"""
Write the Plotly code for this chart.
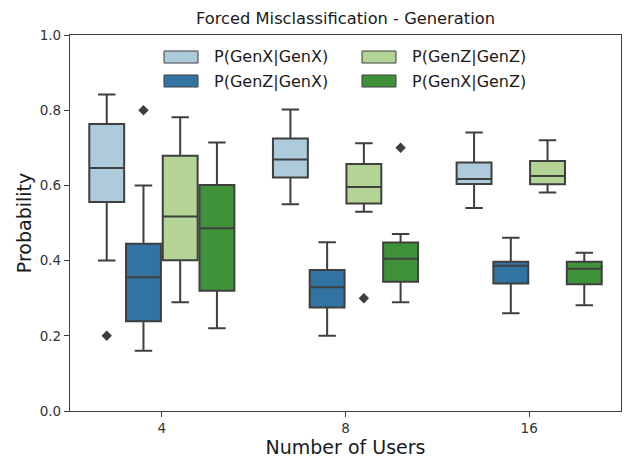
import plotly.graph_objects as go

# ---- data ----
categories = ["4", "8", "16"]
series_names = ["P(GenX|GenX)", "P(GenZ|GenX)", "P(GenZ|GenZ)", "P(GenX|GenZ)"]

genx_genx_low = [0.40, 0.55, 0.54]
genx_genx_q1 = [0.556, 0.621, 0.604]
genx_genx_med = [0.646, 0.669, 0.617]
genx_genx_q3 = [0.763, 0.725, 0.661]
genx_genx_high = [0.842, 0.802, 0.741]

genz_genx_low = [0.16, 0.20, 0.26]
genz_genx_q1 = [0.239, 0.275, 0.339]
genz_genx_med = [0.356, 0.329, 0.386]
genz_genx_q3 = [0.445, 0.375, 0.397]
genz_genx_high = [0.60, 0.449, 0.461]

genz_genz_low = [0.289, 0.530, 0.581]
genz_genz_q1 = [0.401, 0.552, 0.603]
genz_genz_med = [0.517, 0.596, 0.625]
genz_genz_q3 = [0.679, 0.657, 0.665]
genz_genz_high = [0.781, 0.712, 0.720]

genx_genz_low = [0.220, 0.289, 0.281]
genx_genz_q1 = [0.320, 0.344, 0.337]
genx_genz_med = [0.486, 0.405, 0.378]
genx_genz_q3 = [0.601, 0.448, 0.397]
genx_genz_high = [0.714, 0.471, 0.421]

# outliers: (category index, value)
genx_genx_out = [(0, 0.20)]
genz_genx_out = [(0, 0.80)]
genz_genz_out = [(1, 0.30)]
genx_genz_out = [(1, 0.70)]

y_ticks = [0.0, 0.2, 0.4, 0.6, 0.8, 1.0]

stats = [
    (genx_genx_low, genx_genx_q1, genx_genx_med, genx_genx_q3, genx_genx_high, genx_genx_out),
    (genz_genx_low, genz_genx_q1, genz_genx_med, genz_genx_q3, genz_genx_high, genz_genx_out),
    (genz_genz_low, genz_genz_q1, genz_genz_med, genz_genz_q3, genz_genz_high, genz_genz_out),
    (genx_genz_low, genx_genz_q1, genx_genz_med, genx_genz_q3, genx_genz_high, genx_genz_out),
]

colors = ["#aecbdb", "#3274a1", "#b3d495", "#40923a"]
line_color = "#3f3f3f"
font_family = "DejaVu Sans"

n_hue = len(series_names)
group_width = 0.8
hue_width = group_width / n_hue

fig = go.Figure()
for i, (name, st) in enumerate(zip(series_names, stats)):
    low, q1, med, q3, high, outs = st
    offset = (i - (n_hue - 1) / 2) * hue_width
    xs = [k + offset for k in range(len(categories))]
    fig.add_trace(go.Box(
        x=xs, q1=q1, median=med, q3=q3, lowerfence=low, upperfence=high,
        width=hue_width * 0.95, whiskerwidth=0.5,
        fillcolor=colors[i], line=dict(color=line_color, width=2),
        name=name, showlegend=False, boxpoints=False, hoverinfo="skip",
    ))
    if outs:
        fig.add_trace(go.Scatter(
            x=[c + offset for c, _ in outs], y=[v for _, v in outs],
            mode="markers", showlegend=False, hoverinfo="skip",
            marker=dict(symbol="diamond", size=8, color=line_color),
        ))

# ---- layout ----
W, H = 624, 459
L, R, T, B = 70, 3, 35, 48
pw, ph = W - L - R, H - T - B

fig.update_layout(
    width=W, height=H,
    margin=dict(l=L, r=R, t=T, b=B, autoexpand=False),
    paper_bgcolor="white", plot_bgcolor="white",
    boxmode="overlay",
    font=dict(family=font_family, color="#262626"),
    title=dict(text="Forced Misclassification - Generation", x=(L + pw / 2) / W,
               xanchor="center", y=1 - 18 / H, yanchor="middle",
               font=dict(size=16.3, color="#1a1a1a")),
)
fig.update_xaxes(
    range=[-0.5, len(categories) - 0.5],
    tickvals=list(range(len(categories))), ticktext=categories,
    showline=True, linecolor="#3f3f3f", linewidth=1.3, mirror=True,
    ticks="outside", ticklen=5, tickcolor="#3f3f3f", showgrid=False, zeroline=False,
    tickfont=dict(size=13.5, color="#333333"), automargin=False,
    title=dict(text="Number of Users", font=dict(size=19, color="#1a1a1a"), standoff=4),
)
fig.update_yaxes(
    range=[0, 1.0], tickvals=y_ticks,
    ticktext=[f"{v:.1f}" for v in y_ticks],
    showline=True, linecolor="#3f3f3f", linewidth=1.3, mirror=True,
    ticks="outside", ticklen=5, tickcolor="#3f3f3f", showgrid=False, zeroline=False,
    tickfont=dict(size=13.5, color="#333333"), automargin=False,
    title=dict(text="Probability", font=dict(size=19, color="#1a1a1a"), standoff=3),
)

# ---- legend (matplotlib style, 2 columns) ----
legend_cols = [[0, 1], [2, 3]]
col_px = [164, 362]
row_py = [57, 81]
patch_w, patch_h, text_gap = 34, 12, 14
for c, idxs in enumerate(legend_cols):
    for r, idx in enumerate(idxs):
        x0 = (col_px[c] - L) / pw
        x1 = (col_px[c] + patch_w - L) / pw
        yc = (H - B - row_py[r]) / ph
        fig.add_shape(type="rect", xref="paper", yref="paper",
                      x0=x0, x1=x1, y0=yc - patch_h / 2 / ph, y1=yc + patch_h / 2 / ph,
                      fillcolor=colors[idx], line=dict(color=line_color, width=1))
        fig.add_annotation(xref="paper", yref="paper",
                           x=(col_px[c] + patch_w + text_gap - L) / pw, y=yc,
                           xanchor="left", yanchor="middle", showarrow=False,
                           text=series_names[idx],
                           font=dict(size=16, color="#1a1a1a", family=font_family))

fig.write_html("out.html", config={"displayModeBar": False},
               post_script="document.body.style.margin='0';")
"""
> [Exercise brief]: Return nothing but the lines running from the start of the data to the line with "genx_genx_high = [0.842, 0.802, 0.741]", please, both ends included and no pictures.

> [Expected answer]:
Write the Plotly code for this chart.
import plotly.graph_objects as go

# ---- data ----
categories = ["4", "8", "16"]
series_names = ["P(GenX|GenX)", "P(GenZ|GenX)", "P(GenZ|GenZ)", "P(GenX|GenZ)"]

genx_genx_low = [0.40, 0.55, 0.54]
genx_genx_q1 = [0.556, 0.621, 0.604]
genx_genx_med = [0.646, 0.669, 0.617]
genx_genx_q3 = [0.763, 0.725, 0.661]
genx_genx_high = [0.842, 0.802, 0.741]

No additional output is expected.